(A run of records)

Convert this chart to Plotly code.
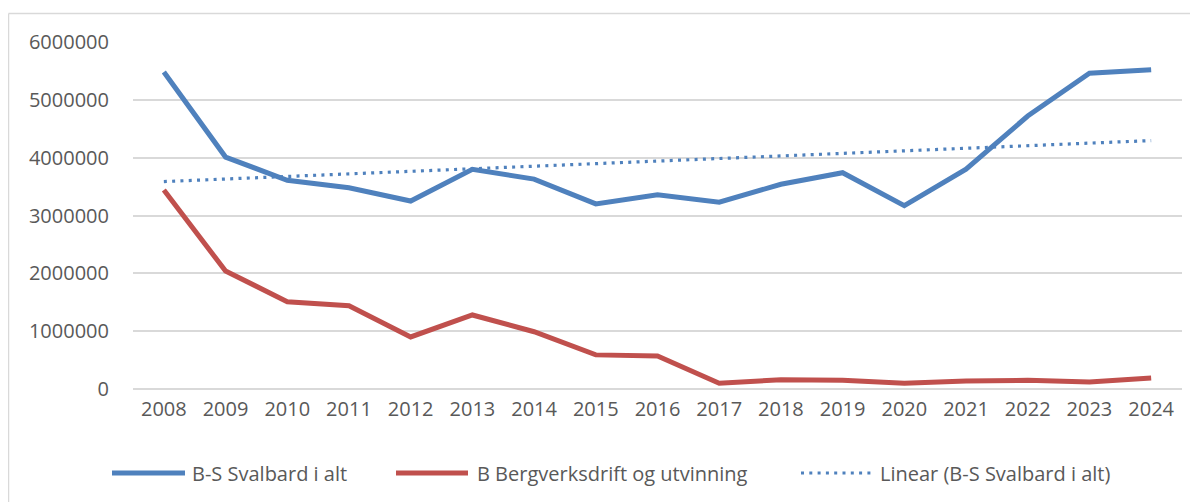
import numpy as np
import plotly.graph_objects as go

years = [str(y) for y in range(2008, 2025)]
svalbard_total = [5480000, 4010000, 3610000, 3480000, 3250000, 3800000, 3630000, 3200000,
                  3360000, 3230000, 3540000, 3740000, 3170000, 3800000, 4720000, 5460000, 5520000]
mining = [3440000, 2040000, 1510000, 1440000, 900000, 1280000, 990000, 590000,
          570000, 100000, 160000, 150000, 100000, 140000, 150000, 120000, 190000]
y_ticks = [0, 1000000, 2000000, 3000000, 4000000, 5000000, 6000000]
series_names = ["B-S Svalbard i alt", "B Bergverksdrift og utvinning", "Linear (B-S Svalbard i alt)"]

# Linear trendline (least squares) of the total series
idx = np.arange(len(years))
slope, intercept = np.polyfit(idx, svalbard_total, 1)
trend = (slope * idx + intercept).tolist()

BLUE = "#4F81BD"
RED = "#C0504D"
TXT = "#595959"
GRID = "#D9D9D9"
FONT = "Open Sans, sans-serif"
DOT = "3px,5.3px"

fig = go.Figure()
fig.add_trace(go.Scatter(x=years, y=svalbard_total, mode="lines", name=series_names[0],
                         line=dict(color=BLUE, width=5)))
fig.add_trace(go.Scatter(x=years, y=mining, mode="lines", name=series_names[1],
                         line=dict(color=RED, width=5)))
fig.add_trace(go.Scatter(x=years, y=trend, mode="lines", name=series_names[2],
                         line=dict(color=BLUE, width=3.2, dash=DOT)))

# figure size (the page adds an 8px body margin)
W, H = 1190, 494
L, R, T, B = 125, 16, 34, 113
pw, ph = W - L - R, H - T - B

def px_x(p):
    return (p - L) / pw

def px_y(p):
    return (H - B - p) / ph

# custom legend (long line samples like the reference)
leg_y = 465
leg_items = [
    (104, 177, 182, BLUE, "solid", 5),
    (388, 460, 467, RED, "solid", 5),
    (793, 863, 870, BLUE, DOT, 3.2),
]
shapes = [
    dict(type="line", xref="paper", yref="paper", x0=px_x(0.5), x1=px_x(W),
         y0=px_y(5.5), y1=px_y(5.5), line=dict(color=GRID, width=1.5)),
    dict(type="line", xref="paper", yref="paper", x0=px_x(0.5), x1=px_x(0.5),
         y0=px_y(5.5), y1=px_y(H), line=dict(color=GRID, width=1.5)),
]
annotations = []
for (x0, x1, tx, col, dash, lw), name in zip(leg_items, series_names):
    shapes.append(dict(type="line", xref="paper", yref="paper", x0=px_x(x0), x1=px_x(x1),
                       y0=px_y(leg_y), y1=px_y(leg_y), line=dict(color=col, width=lw, dash=dash)))
    annotations.append(dict(xref="paper", yref="paper", x=px_x(tx), y=px_y(leg_y),
                            xanchor="left", yanchor="middle", text=name, showarrow=False,
                            font=dict(size=20, color=TXT, family=FONT)))

fig.update_layout(
    width=W, height=H,
    margin=dict(l=L, r=R, t=T, b=B),
    paper_bgcolor="white", plot_bgcolor="white",
    font=dict(family=FONT, color=TXT, size=20),
    showlegend=False,
    xaxis=dict(type="category", range=[-0.5, len(years) - 0.5], showgrid=False,
               showline=False, zeroline=False, ticks="", ticklabelstandoff=6,
               tickfont=dict(size=20, color=TXT)),
    yaxis=dict(range=[0, 6000000], tickvals=y_ticks, ticktext=[str(v) for v in y_ticks],
               showgrid=True, gridcolor=GRID, gridwidth=1.5, zeroline=True,
               zerolinecolor=GRID, zerolinewidth=1.5, showline=False, ticks="",
               ticklabelstandoff=23, tickfont=dict(size=20, color=TXT)),
    shapes=shapes,
    annotations=annotations,
)

fig.write_html("out.html")
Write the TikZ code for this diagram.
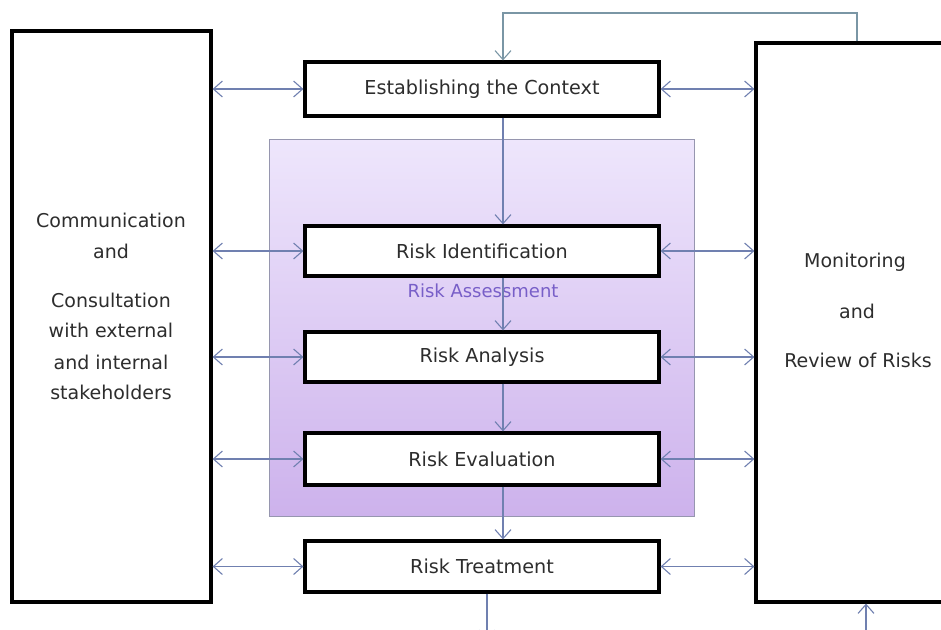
\documentclass[tikz,border=0pt]{standalone}
\usepackage{fontspec}
\setmainfont{DejaVu Sans}
\usetikzlibrary{arrows.meta,calc}
\definecolor{arrcol}{RGB}{112,128,176}
\definecolor{fbcol}{RGB}{122,150,165}
\definecolor{racol}{RGB}{120,95,200}
\definecolor{ptop}{RGB}{238,230,252}
\definecolor{pbot}{RGB}{205,178,236}
\definecolor{pborder}{RGB}{150,150,175}
\definecolor{txtcol}{RGB}{45,45,45}
\tikzset{
  x=1pt,y=-1pt,
  stepbox/.style={draw=black,line width=3.2pt,fill=white,minimum width=354pt,inner sep=0pt,text=txtcol,font=\fontsize{19.2}{23}\selectfont},
  bigbox/.style={draw=black,line width=3.2pt,fill=white,inner sep=0pt},
  arr/.style={draw=arrcol,line width=1.1pt,{Straight Barb[length=9pt,width=16pt]}-{Straight Barb[length=9pt,width=16pt]}},
  varr/.style={draw=arrcol,line width=1.1pt,-{Straight Barb[length=9pt,width=16pt]}},
  fb/.style={draw=fbcol,line width=1.1pt},
  sidetext/.style={font=\fontsize{19}{23}\selectfont,align=center,text=txtcol}
}
\begin{document}
\begin{tikzpicture}
\useasboundingbox (0,0) rectangle (941,629);
% risk assessment shaded region
\shade[top color=ptop,bottom color=pbot] (269,139) rectangle (694,516);
\draw[pborder,line width=0.8pt] (269,139) rectangle (694,516);
\node[font=\fontsize{18}{21}\selectfont,text=racol] (ralabel) at (483,291) {Risk Assessment};
% side boxes
\node[bigbox,minimum width=199pt,minimum height=571pt] (left) at (111.5,316.5) {};
\node[bigbox,minimum width=189pt,minimum height=559pt] (right) at (850.5,322.5) {};
\node[sidetext] (lt1) at (111,220) {Communication};
\node[sidetext] (lt2) at (111,251) {and};
\node[sidetext] (lt3) at (111,300) {Consultation};
\node[sidetext] (lt4) at (111,330) {with external};
\node[sidetext] (lt5) at (111,362) {and internal};
\node[sidetext] (lt6) at (111,392) {stakeholders};
\node[sidetext] (rt1) at (855,262) {Monitoring};
\node[sidetext] (rt2) at (857,311) {and};
\node[sidetext] (rt3) at (858,360) {Review of Risks};
% step boxes
\node[stepbox,minimum height=54pt] (est) at (482,89) {Establishing the Context};
\node[stepbox,minimum height=50pt] (ri) at (482,251) {Risk Identification};
\node[stepbox,minimum height=50pt] (ra) at (482,357) {Risk Analysis};
\node[stepbox,minimum height=52pt] (re) at (482,459) {Risk Evaluation};
\node[stepbox,minimum height=51pt] (rtr) at (482,566.5) {Risk Treatment};
% helper coordinates
\coordinate (vx) at (503,0);
\coordinate (fbtop) at (857,13);
\coordinate (botl) at (487,640);
\coordinate (botr) at (866,640);
% vertical flow
\draw[varr] (est.south -| vx) -- (ri.north -| vx);
\draw[varr] (ri.south -| vx) -- (ra.north -| vx);
\draw[varr] (ra.south -| vx) -- (re.north -| vx);
\draw[varr] (re.south -| vx) -- (rtr.north -| vx);
% horizontal double arrows
\foreach \n in {est,ri,ra,re,rtr}{
  \draw[arr] (left.east |- \n.west) -- (\n.west);
  \draw[arr] (\n.east) -- (right.west |- \n.east);
}
% feedback loop
\draw[fb,-{Straight Barb[length=9pt,width=16pt]}] (fbtop |- right.north) -- (fbtop) -| (est.north -| vx);
\draw[varr] (rtr.south -| botl) -- (botl);
\draw[varr] (botr) -- (right.south -| botr);
\end{tikzpicture}
\end{document}
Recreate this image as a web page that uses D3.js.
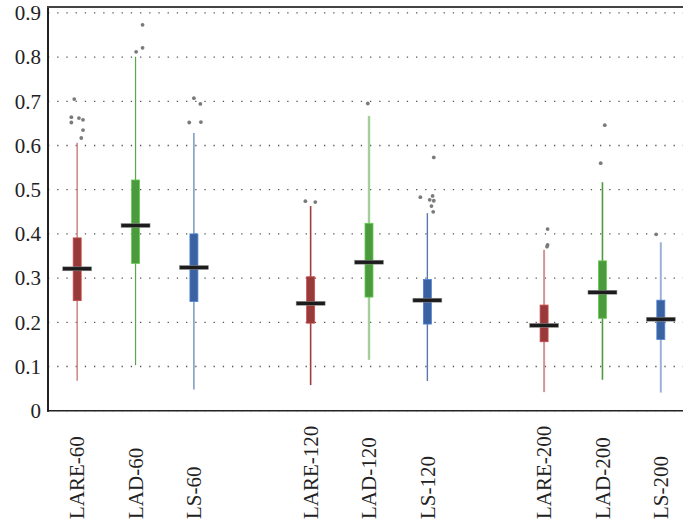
<!DOCTYPE html>
<html>
<head>
<meta charset="utf-8">
<script src="https://cdn.jsdelivr.net/npm/d3@7"></script>
<style>
  html, body { margin: 0; padding: 0; background: #fff; }
  svg { display: block; }
</style>
</head>
<body>
<svg id="chart" width="683" height="529"></svg>
<script>
// Methods and sample sizes, in drawing order
const categories = ["LARE-60", "LAD-60", "LS-60", "LARE-120", "LAD-120", "LS-120", "LARE-200", "LAD-200", "LS-200"];
// Slot of each box along the x axis (empty slot between groups)
const slots = [1, 2, 3, 5, 6, 7, 9, 10, 11];
const method = ["LARE", "LAD", "LS", "LARE", "LAD", "LS", "LARE", "LAD", "LS"];

// Five-number summaries
const whiskerLow  = [0.068, 0.103, 0.048, 0.058, 0.115, 0.067, 0.042, 0.070, 0.041];
const q1          = [0.249, 0.333, 0.247, 0.198, 0.257, 0.196, 0.156, 0.209, 0.161];
const median      = [0.321, 0.419, 0.324, 0.243, 0.336, 0.250, 0.193, 0.268, 0.207];
const q3          = [0.391, 0.522, 0.400, 0.303, 0.424, 0.297, 0.239, 0.339, 0.250];
const whiskerHigh = [0.606, 0.801, 0.628, 0.463, 0.667, 0.447, 0.364, 0.517, 0.381];

// Outliers per box: [value, horizontal jitter in slot units]
const outliers = [
  [[0.664, -0.10], [0.652, -0.10], [0.705, -0.05], [0.662, 0.03], [0.658, 0.10], [0.635, 0.10], [0.617, 0.07]],
  [[0.812, 0.01], [0.821, 0.12], [0.873, 0.12]],
  [[0.652, -0.08], [0.707, 0.00], [0.694, 0.11], [0.653, 0.12]],
  [[0.474, -0.09], [0.472, 0.08]],
  [[0.695, -0.02]],
  [[0.573, 0.11], [0.483, -0.12], [0.486, 0.09], [0.477, 0.04], [0.475, 0.11], [0.463, 0.07], [0.450, 0.10]],
  [[0.411, 0.06], [0.375, 0.06], [0.371, 0.05]],
  [[0.646, 0.04], [0.560, -0.03]],
  [[0.399, -0.08]]
];

const yTicks = [0, 0.1, 0.2, 0.3, 0.4, 0.5, 0.6, 0.7, 0.8, 0.9];

// Styling
const FONT = "'Liberation Serif', 'Times New Roman', 'DejaVu Serif', serif";
const boxFill = { LARE: "#983a3a", LAD: "#4b9a3d", LS: "#3b62a0" };
const whiskerStyle = [
  { color: "#cf8585", width: 1.5 },
  { color: "#5aa64c", width: 1.2 },
  { color: "#5a7cb2", width: 1.2 },
  { color: "#a33c3c", width: 1.6 },
  { color: "#a3cf98", width: 2.4 },
  { color: "#5a78a8", width: 1.4 },
  { color: "#d39595", width: 2.0 },
  { color: "#4d9c3f", width: 1.6 },
  { color: "#9db2d4", width: 2.0 }
];

const svg = d3.select("#chart");
const W = 683, H = 529;
const plot = { left: 48, right: 690, top: 7, bottom: 410.7 };

const y = d3.scaleLinear().domain([0, 0.9]).range([plot.bottom, plot.bottom - 0.9 * 442]);
const x = d3.scaleLinear().domain([0.5, 11.5]).range([plot.left, plot.right]);

// Dotted horizontal grid
const grid = svg.append("g");
grid.selectAll("line").data(yTicks).join("line")
  .attr("x1", plot.left).attr("x2", W)
  .attr("y1", d => y(d)).attr("y2", d => y(d))
  .attr("stroke", "#555").attr("stroke-width", 1.3)
  .attr("stroke-dasharray", "1.3,7.9");

// Y axis
const yAxis = d3.axisLeft(y).tickValues(yTicks).tickSize(0).tickPadding(7)
  .tickFormat(d => d === 0 ? "0" : d3.format(".1f")(d));
const ya = svg.append("g").attr("transform", `translate(${plot.left},0)`).call(yAxis);
ya.attr("font-family", null).attr("font-size", null);
ya.select(".domain").remove();
ya.selectAll("text")
  .style("font-family", FONT)
  .style("font-size", "21px")
  .attr("fill", "#222");

// Spines
svg.append("line").attr("x1", plot.left).attr("x2", plot.left)
  .attr("y1", plot.top).attr("y2", plot.bottom + 1)
  .attr("stroke", "#222").attr("stroke-width", 2);
svg.append("line").attr("x1", plot.left - 1).attr("x2", W)
  .attr("y1", plot.top).attr("y2", plot.top)
  .attr("stroke", "#444").attr("stroke-width", 2);
svg.append("line").attr("x1", plot.left - 1).attr("x2", W)
  .attr("y1", plot.bottom).attr("y2", plot.bottom)
  .attr("stroke", "#222").attr("stroke-width", 1.6);

const boxW = 8, medW = 29;
const boxes = svg.append("g").selectAll("g").data(categories).join("g");

// Whiskers
boxes.append("line")
  .attr("x1", (d, i) => x(slots[i])).attr("x2", (d, i) => x(slots[i]))
  .attr("y1", (d, i) => y(whiskerLow[i])).attr("y2", (d, i) => y(whiskerHigh[i]))
  .attr("stroke", (d, i) => whiskerStyle[i].color)
  .attr("stroke-width", (d, i) => whiskerStyle[i].width);

// Boxes
boxes.append("rect")
  .attr("x", (d, i) => x(slots[i]) - boxW / 2)
  .attr("width", boxW)
  .attr("y", (d, i) => y(q3[i]))
  .attr("height", (d, i) => y(q1[i]) - y(q3[i]))
  .attr("fill", (d, i) => boxFill[method[i]])
  .attr("stroke", (d, i) => d3.color(boxFill[method[i]]).brighter(0.8))
  .attr("stroke-width", 0.8);

// Medians
boxes.append("rect")
  .attr("x", (d, i) => x(slots[i]) - medW / 2)
  .attr("width", medW)
  .attr("y", (d, i) => y(median[i]) - 2)
  .attr("height", 4)
  .attr("fill", "#1c1c1c")
  .attr("stroke", "#999").attr("stroke-width", 0.5);

// Outliers
boxes.each(function (d, i) {
  d3.select(this).selectAll("circle").data(outliers[i]).join("circle")
    .attr("cx", o => x(slots[i] + o[1]))
    .attr("cy", o => y(o[0]))
    .attr("r", 1.9)
    .attr("fill", "#7a7a7a");
});

// Rotated category labels, centred under each box
svg.append("g").selectAll("text").data(categories).join("text")
  .attr("transform", (d, i) => `translate(${x(slots[i])},519) rotate(-90)`)
  .attr("text-anchor", "start")
  .attr("dy", "0.34em")
  .style("font-family", FONT)
  .style("font-size", "21px")
  .attr("fill", "#222")
  .text(d => d);
</script>
</body>
</html>
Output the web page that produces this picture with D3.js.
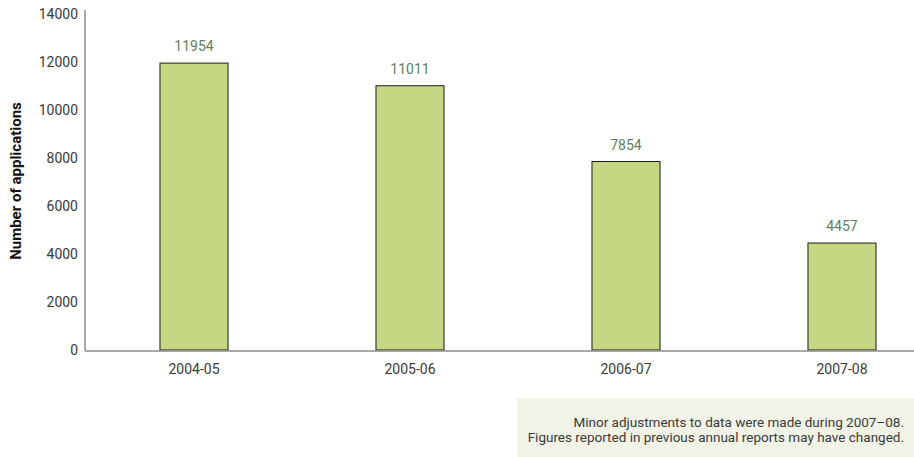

*EXERCISE DETAILS*: Take the lines from the start of the material to the line with "import plotly.graph_objects as go", both included, and transcribe them exactly without the pictures.

*ANSWER TO THIS PROBLEM*:
Convert this chart to Plotly code.
import numpy as np
import plotly.graph_objects as go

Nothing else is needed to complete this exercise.